It can therefore be appreciated that it would be desirable to provide an improved cutting tool body, including a rotatable cutting tool body, that exhibits improved strength properties. It can also be appreciated that it would be desirable to provide an improved cutting tool body, including a rotatable cutting tool body, that minimizes the tendency to prematurely wear or fail (whether it be through catastrophic fracture or the like or through abrasive or erosive wear) prior to the hard cutting tip wearing to the end point of its useful life. Further, it would be desirable to provide an improved cutting tool, including a rotatable cutting tool, that minimizes the tendency of the hard cutting tip to become detached prematurely from the cutting tool body, whether it be through catastrophic fracture or the like, prior to the hard cutting tip or the cutting tool body wearing to the end point of their useful life.

SUMMARY OF THE INVENTION

In one form thereof, the invention is a cutting tool body that includes an elongate steel body, which has an axial forward end and an axial rearward end. The elongate steel body contains at the axial forward end thereof a cold-headed socket. The cold-headed socket has an axial forward open end, an axial rearward closed surface, and a side socket surface extending between the axial forward open end and the axial rearward closed surface.
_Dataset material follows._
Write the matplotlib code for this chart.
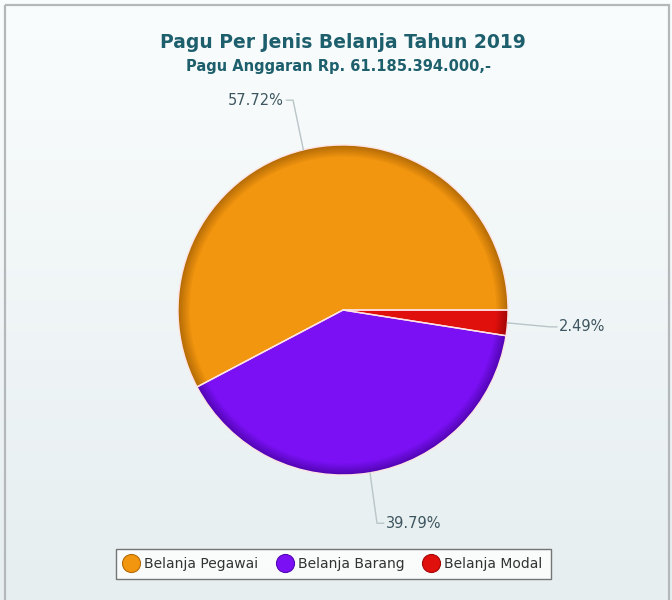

The side socket surface contains an undercut adjacent the axial rearward closed surface.

In another form thereof, the invention is a rotatable cutting tool that comprises a cutting tool body which has an axial forward end and an axial rearward end. The cutting tool body contains at the axial forward end thereof a cold-headed socket having a central longitudinal socket axis. The cold-headed socket has an axial forward open end, an axial rearward closed surface, and the axial forward open end of the cold-headed socket has a transverse open end width. There is a side socket surface extending between the axial forward open end and the axial rearward closed surface. The side socket surface is generally parallel to the central longitudinal socket axis. The side socket surface has a longitudinal socket surface length. The side socket surface contains an undercut adjacent the axial rearward closed surface. The longitudinal socket surface length is greater than the transverse open end width. The cutting tool further includes a hard cutting tip. The cold-headed socket receives the axial rearward base section whereby the hard cutting tip being affixed to the cutting tool body.

In yet another form thereof, the invention is a rotatable cutting tool that comprises a cutting tool body that has an axial forward end and an axial rearward end. The cutting tool body contains at the axial forward end thereof a cold-headed socket, which has a central longitudinal socket axis. The cold-headed socket has an axial forward open end, an axial rearward closed surface, and the axial forward open end of the cold-headed socket has a transverse open end width. The cold-headed socket has a side socket surface which extends between the axial forward open end and the axial rearward closed surface. The side socket surface is generally parallel to the central longitudinal socket axis. The side socket surface has a longitudinal socket surface length. The side socket surface contains an undercut adjacent the axial rearward closed surface. The longitudinal socket surface length is between about 0.20 times and about four times greater than the transverse open end width. The cutting tool includes a hard cutting tip that has an axial rearward base section having a longitudinal base length and an axial forward tip section. The cold-headed socket receives the axial rearward base section whereby the hard cutting tip being affixed to the cutting tool body.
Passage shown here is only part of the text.